::: Recorded information :::

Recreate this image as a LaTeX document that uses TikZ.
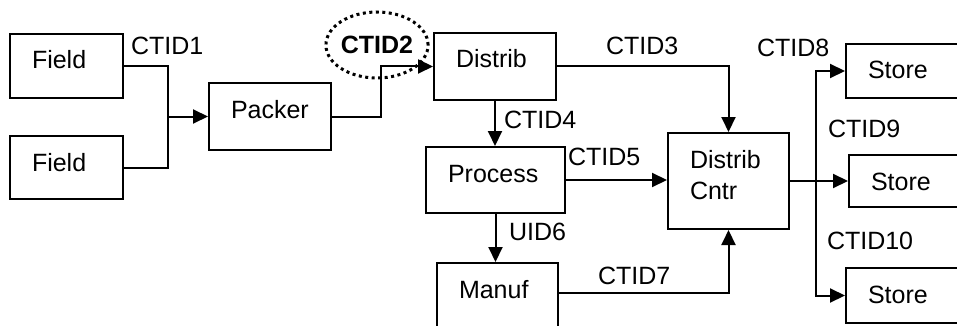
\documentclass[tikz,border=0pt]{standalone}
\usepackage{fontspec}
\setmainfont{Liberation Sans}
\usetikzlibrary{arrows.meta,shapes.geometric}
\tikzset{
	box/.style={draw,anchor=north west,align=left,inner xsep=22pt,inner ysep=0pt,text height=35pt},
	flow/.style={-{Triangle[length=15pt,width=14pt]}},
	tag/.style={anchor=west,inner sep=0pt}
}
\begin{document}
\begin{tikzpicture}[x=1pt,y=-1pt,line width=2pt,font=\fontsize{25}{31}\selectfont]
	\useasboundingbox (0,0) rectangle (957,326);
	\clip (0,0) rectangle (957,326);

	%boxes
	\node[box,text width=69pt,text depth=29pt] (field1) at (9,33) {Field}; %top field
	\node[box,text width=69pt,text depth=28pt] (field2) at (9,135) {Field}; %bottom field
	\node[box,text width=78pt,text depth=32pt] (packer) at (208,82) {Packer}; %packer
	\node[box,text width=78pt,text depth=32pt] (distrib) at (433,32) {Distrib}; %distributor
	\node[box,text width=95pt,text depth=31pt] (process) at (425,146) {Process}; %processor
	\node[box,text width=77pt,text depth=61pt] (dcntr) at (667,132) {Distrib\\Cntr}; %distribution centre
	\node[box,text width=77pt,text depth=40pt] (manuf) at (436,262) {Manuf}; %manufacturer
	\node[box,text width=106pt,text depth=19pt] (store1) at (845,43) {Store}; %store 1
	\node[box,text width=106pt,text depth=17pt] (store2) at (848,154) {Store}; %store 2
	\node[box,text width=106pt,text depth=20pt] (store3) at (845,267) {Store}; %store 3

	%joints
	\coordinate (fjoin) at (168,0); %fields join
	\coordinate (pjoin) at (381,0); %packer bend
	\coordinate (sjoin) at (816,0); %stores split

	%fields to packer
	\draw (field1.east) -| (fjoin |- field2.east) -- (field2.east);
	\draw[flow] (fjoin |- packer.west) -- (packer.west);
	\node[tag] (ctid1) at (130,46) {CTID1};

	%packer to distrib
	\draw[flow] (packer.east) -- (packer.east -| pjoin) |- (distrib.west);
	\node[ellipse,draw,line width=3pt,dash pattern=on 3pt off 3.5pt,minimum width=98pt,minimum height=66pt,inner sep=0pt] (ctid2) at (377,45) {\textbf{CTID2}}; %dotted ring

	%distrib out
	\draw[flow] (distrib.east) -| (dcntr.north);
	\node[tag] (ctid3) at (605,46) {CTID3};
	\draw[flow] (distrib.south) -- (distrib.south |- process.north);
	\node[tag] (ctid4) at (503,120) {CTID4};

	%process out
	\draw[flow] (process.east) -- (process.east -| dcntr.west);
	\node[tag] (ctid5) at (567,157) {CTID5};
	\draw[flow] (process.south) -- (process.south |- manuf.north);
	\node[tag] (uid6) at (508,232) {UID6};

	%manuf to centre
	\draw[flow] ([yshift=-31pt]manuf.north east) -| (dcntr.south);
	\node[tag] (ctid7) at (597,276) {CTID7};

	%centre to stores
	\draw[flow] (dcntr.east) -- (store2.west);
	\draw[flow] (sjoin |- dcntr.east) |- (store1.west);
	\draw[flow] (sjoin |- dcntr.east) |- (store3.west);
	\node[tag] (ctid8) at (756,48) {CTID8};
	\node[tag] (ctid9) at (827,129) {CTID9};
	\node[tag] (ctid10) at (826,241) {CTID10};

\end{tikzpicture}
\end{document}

:::

Problem details:
Reproduce all of the data exactly, omitting each picture it holds.

Problem solution:
Recreate this image as a LaTeX document that uses TikZ.
\documentclass[tikz,border=0pt]{standalone}
\usepackage{fontspec}
\setmainfont{Liberation Sans}
\usetikzlibrary{arrows.meta,shapes.geometric}
\tikzset{
	box/.style={draw,anchor=north west,align=left,inner xsep=22pt,inner ysep=0pt,text height=35pt},
	flow/.style={-{Triangle[length=15pt,width=14pt]}},
	tag/.style={anchor=west,inner sep=0pt}
}
\begin{document}
\begin{tikzpicture}[x=1pt,y=-1pt,line width=2pt,font=\fontsize{25}{31}\selectfont]
	\useasboundingbox (0,0) rectangle (957,326);
	\clip (0,0) rectangle (957,326);

	%boxes
	\node[box,text width=69pt,text depth=29pt] (field1) at (9,33) {Field}; %top field
	\node[box,text width=69pt,text depth=28pt] (field2) at (9,135) {Field}; %bottom field
	\node[box,text width=78pt,text depth=32pt] (packer) at (208,82) {Packer}; %packer
	\node[box,text width=78pt,text depth=32pt] (distrib) at (433,32) {Distrib}; %distributor
	\node[box,text width=95pt,text depth=31pt] (process) at (425,146) {Process}; %processor
	\node[box,text width=77pt,text depth=61pt] (dcntr) at (667,132) {Distrib\\Cntr}; %distribution centre
	\node[box,text width=77pt,text depth=40pt] (manuf) at (436,262) {Manuf}; %manufacturer
	\node[box,text width=106pt,text depth=19pt] (store1) at (845,43) {Store}; %store 1
	\node[box,text width=106pt,text depth=17pt] (store2) at (848,154) {Store}; %store 2
	\node[box,text width=106pt,text depth=20pt] (store3) at (845,267) {Store}; %store 3

	%joints
	\coordinate (fjoin) at (168,0); %fields join
	\coordinate (pjoin) at (381,0); %packer bend
	\coordinate (sjoin) at (816,0); %stores split

	%fields to packer
	\draw (field1.east) -| (fjoin |- field2.east) -- (field2.east);
	\draw[flow] (fjoin |- packer.west) -- (packer.west);
	\node[tag] (ctid1) at (130,46) {CTID1};

	%packer to distrib
	\draw[flow] (packer.east) -- (packer.east -| pjoin) |- (distrib.west);
	\node[ellipse,draw,line width=3pt,dash pattern=on 3pt off 3.5pt,minimum width=98pt,minimum height=66pt,inner sep=0pt] (ctid2) at (377,45) {\textbf{CTID2}}; %dotted ring

	%distrib out
	\draw[flow] (distrib.east) -| (dcntr.north);
	\node[tag] (ctid3) at (605,46) {CTID3};
	\draw[flow] (distrib.south) -- (distrib.south |- process.north);
	\node[tag] (ctid4) at (503,120) {CTID4};

	%process out
	\draw[flow] (process.east) -- (process.east -| dcntr.west);
	\node[tag] (ctid5) at (567,157) {CTID5};
	\draw[flow] (process.south) -- (process.south |- manuf.north);
	\node[tag] (uid6) at (508,232) {UID6};

	%manuf to centre
	\draw[flow] ([yshift=-31pt]manuf.north east) -| (dcntr.south);
	\node[tag] (ctid7) at (597,276) {CTID7};

	%centre to stores
	\draw[flow] (dcntr.east) -- (store2.west);
	\draw[flow] (sjoin |- dcntr.east) |- (store1.west);
	\draw[flow] (sjoin |- dcntr.east) |- (store3.west);
	\node[tag] (ctid8) at (756,48) {CTID8};
	\node[tag] (ctid9) at (827,129) {CTID9};
	\node[tag] (ctid10) at (826,241) {CTID10};

\end{tikzpicture}
\end{document}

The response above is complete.